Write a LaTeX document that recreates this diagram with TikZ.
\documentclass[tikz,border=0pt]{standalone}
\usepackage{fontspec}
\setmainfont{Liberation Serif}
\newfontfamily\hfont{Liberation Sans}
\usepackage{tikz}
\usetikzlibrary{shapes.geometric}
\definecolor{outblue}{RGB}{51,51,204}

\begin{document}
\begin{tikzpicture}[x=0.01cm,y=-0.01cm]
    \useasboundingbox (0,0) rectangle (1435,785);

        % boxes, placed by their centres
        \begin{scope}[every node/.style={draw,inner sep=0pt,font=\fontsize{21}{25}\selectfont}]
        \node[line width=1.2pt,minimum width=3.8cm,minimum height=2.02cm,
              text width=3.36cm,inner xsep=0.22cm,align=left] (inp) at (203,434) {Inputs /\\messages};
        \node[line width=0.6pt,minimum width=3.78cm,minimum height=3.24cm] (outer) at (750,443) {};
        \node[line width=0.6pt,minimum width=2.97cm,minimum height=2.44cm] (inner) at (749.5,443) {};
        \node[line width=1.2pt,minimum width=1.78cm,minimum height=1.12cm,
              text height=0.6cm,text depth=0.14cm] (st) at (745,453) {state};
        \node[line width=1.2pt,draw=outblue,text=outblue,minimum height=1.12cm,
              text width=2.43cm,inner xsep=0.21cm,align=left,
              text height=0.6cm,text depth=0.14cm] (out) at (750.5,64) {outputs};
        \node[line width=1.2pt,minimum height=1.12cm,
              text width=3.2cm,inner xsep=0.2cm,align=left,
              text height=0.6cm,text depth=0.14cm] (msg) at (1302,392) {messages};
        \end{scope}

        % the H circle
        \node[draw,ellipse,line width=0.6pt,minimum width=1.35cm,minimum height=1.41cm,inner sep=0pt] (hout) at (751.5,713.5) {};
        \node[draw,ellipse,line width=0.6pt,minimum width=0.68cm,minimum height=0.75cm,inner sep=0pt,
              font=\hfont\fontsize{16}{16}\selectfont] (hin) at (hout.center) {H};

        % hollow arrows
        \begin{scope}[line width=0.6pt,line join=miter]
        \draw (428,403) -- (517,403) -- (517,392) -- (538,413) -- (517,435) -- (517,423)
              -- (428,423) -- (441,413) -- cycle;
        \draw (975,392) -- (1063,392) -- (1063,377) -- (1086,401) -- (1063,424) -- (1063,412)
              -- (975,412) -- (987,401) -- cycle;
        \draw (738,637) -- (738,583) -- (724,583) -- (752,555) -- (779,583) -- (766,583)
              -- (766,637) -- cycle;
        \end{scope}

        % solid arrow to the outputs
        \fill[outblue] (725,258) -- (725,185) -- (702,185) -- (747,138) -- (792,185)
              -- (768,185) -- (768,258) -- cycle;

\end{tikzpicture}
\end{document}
--
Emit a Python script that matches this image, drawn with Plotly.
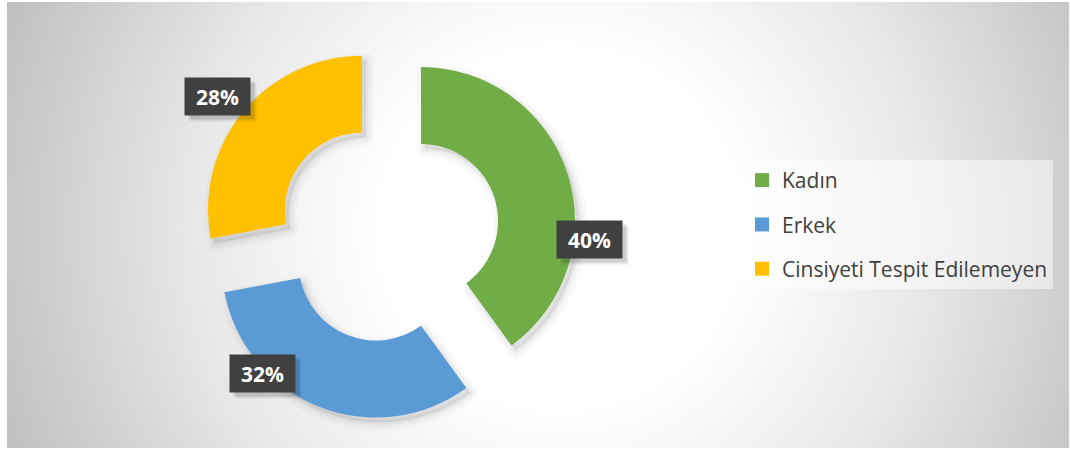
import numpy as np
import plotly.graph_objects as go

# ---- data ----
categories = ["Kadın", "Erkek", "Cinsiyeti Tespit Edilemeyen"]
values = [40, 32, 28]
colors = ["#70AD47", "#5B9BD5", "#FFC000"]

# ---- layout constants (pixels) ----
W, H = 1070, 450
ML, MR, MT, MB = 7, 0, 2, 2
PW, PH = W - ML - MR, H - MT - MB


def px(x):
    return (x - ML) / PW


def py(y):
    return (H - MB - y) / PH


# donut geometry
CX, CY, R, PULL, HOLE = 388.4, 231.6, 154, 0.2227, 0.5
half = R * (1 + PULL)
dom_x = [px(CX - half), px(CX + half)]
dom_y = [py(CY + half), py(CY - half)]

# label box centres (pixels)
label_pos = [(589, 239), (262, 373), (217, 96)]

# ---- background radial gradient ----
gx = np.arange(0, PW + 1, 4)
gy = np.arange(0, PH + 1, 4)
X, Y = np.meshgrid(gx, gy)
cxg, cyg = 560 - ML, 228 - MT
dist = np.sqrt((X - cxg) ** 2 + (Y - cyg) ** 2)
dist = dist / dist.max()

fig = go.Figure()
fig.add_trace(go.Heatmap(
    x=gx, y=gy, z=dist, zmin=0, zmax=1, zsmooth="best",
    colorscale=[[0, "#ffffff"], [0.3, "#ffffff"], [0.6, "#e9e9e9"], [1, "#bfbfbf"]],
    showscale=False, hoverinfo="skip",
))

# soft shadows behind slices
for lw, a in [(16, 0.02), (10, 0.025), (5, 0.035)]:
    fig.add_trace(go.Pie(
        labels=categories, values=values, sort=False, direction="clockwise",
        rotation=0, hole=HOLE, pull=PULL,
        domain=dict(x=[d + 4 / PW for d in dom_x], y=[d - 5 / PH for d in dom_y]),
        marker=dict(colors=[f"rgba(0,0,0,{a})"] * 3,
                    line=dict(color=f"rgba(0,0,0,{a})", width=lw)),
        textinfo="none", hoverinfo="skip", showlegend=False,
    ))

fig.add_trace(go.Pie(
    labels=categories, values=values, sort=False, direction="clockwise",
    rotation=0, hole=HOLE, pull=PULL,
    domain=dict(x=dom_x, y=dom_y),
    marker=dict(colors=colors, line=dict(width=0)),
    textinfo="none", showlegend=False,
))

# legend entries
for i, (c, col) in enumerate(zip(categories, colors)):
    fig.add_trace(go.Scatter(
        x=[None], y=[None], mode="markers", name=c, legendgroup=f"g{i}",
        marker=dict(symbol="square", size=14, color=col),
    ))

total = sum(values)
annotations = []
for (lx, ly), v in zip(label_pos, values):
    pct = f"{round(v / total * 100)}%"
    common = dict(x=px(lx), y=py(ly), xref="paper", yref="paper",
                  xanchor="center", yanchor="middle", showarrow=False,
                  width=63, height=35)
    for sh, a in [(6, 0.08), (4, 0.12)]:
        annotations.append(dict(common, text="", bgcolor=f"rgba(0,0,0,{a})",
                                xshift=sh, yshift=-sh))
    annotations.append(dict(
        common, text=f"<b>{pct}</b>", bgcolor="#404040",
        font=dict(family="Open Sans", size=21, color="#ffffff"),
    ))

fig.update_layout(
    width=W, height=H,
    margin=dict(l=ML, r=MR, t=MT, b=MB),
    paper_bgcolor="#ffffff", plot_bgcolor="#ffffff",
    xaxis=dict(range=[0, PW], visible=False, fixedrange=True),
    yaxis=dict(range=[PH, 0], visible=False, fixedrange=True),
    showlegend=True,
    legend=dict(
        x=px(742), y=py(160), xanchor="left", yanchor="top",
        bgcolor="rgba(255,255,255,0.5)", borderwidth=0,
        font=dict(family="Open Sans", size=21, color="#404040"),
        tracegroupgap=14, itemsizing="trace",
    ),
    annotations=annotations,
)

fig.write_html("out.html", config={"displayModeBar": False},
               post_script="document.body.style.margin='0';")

WHAT IS REQUIRED
Copy out the listing above from the line containing "Emit a Python" to the line containing "label_pos = [(589, 239), (262, 373), (217, 96)]", both included, exactly as written and minus the images.

REPLY TO THE EXERCISE
Emit a Python script that matches this image, drawn with Plotly.
import numpy as np
import plotly.graph_objects as go

# ---- data ----
categories = ["Kadın", "Erkek", "Cinsiyeti Tespit Edilemeyen"]
values = [40, 32, 28]
colors = ["#70AD47", "#5B9BD5", "#FFC000"]

# ---- layout constants (pixels) ----
W, H = 1070, 450
ML, MR, MT, MB = 7, 0, 2, 2
PW, PH = W - ML - MR, H - MT - MB


def px(x):
    return (x - ML) / PW


def py(y):
    return (H - MB - y) / PH


# donut geometry
CX, CY, R, PULL, HOLE = 388.4, 231.6, 154, 0.2227, 0.5
half = R * (1 + PULL)
dom_x = [px(CX - half), px(CX + half)]
dom_y = [py(CY + half), py(CY - half)]

# label box centres (pixels)
label_pos = [(589, 239), (262, 373), (217, 96)]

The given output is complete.